When I first began writing about schools, I thought teachers were a tad paranoid when they warned of covert campaigns to gut public education.
Now, I realize they were prescient.
Georgia just endured a bruising battle over a constitutional change that would have allowed the state to turn local schools deemed to be failing over to private management, including for-profit charter schools companies that have dismal track records. Amendment 1 was defeated with 60 percent of Georgia voters rejecting the erosion of local control.
At the federal level, a billionaire with no classroom experience has been nominated to lead the agency in charge of improving public education. Betsy DeVos, a philanthropist and mega Republican donor, has dedicated herself to creating escape hatches out of public schools and weakening teacher unions.
“Traditional public schools are not succeeding,” she has said. “In fact, let’s be clear, in many cases, they are failing. That’s helped people become more open to what were once considered really radical reforms—reforms like vouchers, tax credits, and education savings accounts.”
DeVos has a champion in former Florida Gov. Jeb Bush, who opened a conference of his Foundation for Excellence in Education today decrying a monolithic and public education system intent on self-preservation and indifferent to the plight of low-income students.
“To the system, they are not individuals worthy of the best education available. They’re funding resources to be procured,” he said.
An elated Bush said DeVos, President-elect Donald Trump and the new Congress, have the “real opportunity to bring wholesale disruption to education in America” by providing parents with greater choice.
I endorse disruption — if it leads to improvements. The problem with the choice movement, whether vouchers, charters or education savings accounts, is that it hasn’t raised the academic performance of at-risk students. Georgia has 115 charter schools, which, on average, are lower quality than traditional public schools.
In her home state of Michigan, DeVos has invested money and effort in expanding charter options with little to show for it. While Detroit now ranks second to New Orleans in the charter school enrollment, half of the schools perform about the same or worse than traditional schools.
DeVos regards choice as paramount, even bad choice. Her family derailed an effort to require more oversight of Detroit’s troubled charter sector, wielding $1.45 million in campaign contributions to dissuade lawmakers.

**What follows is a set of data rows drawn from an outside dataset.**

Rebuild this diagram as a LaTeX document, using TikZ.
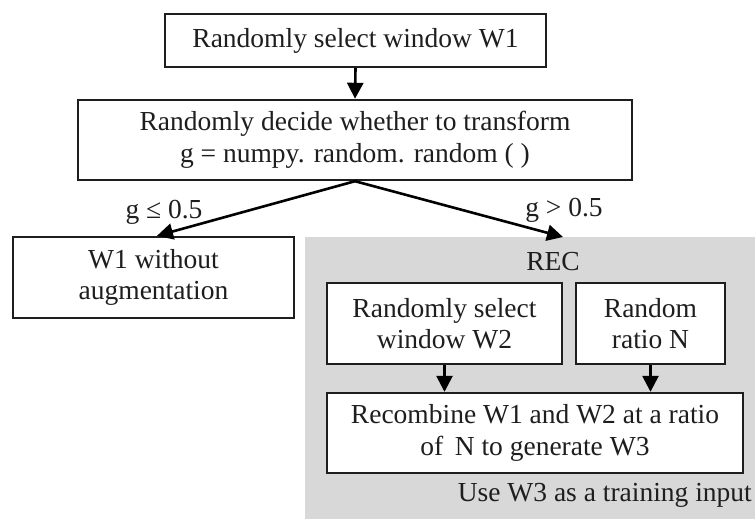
\documentclass[tikz,border=0pt]{standalone}
\usepackage{fontspec}
\setmainfont{Liberation Serif}
\usetikzlibrary{arrows.meta,calc}
\definecolor{panelgray}{HTML}{D8D8D8}
\definecolor{ink}{HTML}{1E1E1E}
\begin{document}
\begin{tikzpicture}[x=1pt,y=-1pt,
  every node/.style={text=ink,font=\fontsize{27.5}{31.5}\selectfont},
  box/.style={draw=ink,line width=2.4pt,fill=white,align=center,inner sep=0pt},
  arr/.style={draw=black,line width=2.6pt,-{Triangle[length=16pt,width=16pt]}},
  lbl/.style={inner sep=0pt}]
  % canvas
  \useasboundingbox (0,0) rectangle (755,519);
  \fill[white] (0,0) rectangle (755,519);
  % shaded REC panel
  \fill[panelgray] (305,237) rectangle (755,519);

  % boxes
  \node[box,minimum width=381pt,minimum height=53pt] (sel1) at (355.5,40.5) {Randomly select window W1};
  \node[box,minimum width=554pt,minimum height=80pt] (decide) at (355,140) {Randomly decide whether to transform\\g = numpy. random. random ( )};
  \node[box,minimum width=281pt,minimum height=81pt] (noaug) at (153.5,277.5) {W1 without\\augmentation};
  \node[lbl] (rec) at (553,262) {REC};
  \node[box,minimum width=235pt,minimum height=81pt] (sel2) at (444.5,323.5) {Randomly select\\window W2};
  \node[box,minimum width=149pt,minimum height=81pt] (ratio) at (650.5,323.5) {Random\\ratio N};
  \node[box,minimum width=416pt,minimum height=80pt] (recomb) at (535,433) {Recombine W1 and W2 at a ratio\\of\, N to generate W3};
  \node[lbl,anchor=east] (use) at (752,495) {Use W3 as a training input};

  % branch labels
  \node[lbl] (le) at (164,212) {g ≤ 0.5};
  \node[lbl] (gt) at (564,210) {g > 0.5};

  % connectors
  \coordinate (recin) at (563,237);
  \draw[arr] (sel1.south) -- (decide.north);
  \draw[arr] (decide.south) -- ($(noaug.north)+(3.5,0)$);
  \draw[arr] (decide.south) -- (recin);
  \draw[arr] (sel2.south) -- (sel2.south |- recomb.north);
  \draw[arr] (ratio.south) -- (ratio.south |- recomb.north);
\end{tikzpicture}
\end{document}
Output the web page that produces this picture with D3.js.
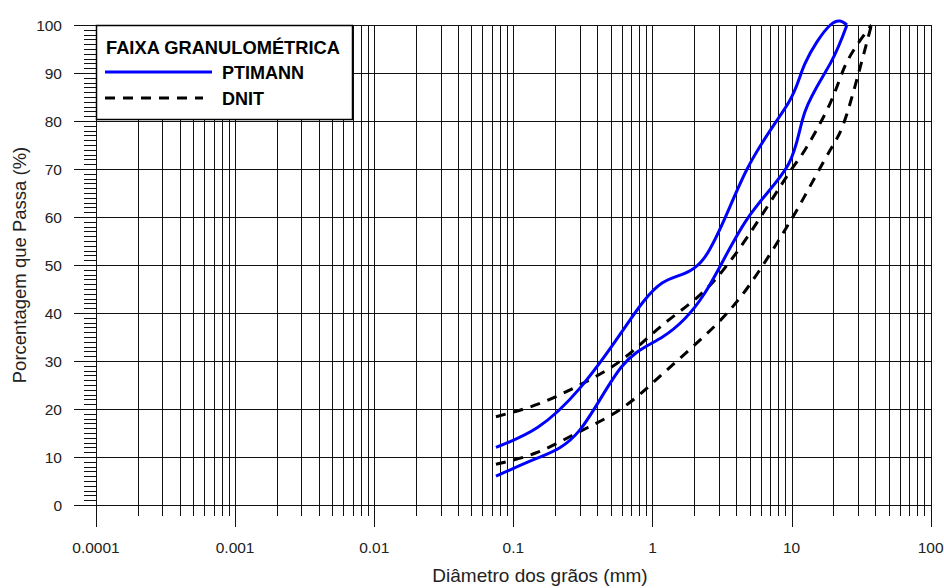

She overlooks the role of family, community and environmental factors in learning. The academic challenges of America’s neediest children — challenges magnified by addiction, homelessness, broken families, poor health, and joblessness — are daunting for any school. As Georgia State University education researcher Jarod Apperson has pointed out, “There are only about 20 good charter schools in the whole state today and it took almost two decades to get here.”
As a young reporter, I covered state legislatures, city councils and county commissions. Puzzled by the frequent decisions that contradicted voter sentiment, I realized political affiliation mattered, but so did personal and professional affiliations. Friends, family and colleagues influence politicians. Constituents are often an abstract; next-door neighbors and lodge brothers are real. If you spend a lot of time swapping stories with billionaires, their perspective informs your views.
Neither Trump nor DeVos sent their children to public schools and have little regard for what they call “failing government schools.” But nine out of 10 American send their children to public schools, and voters have consistently resisted using tax dollars to underwrite private school tuition.
The U.S. Department of Education was once seen as an ally of public education. It may now become an adversary.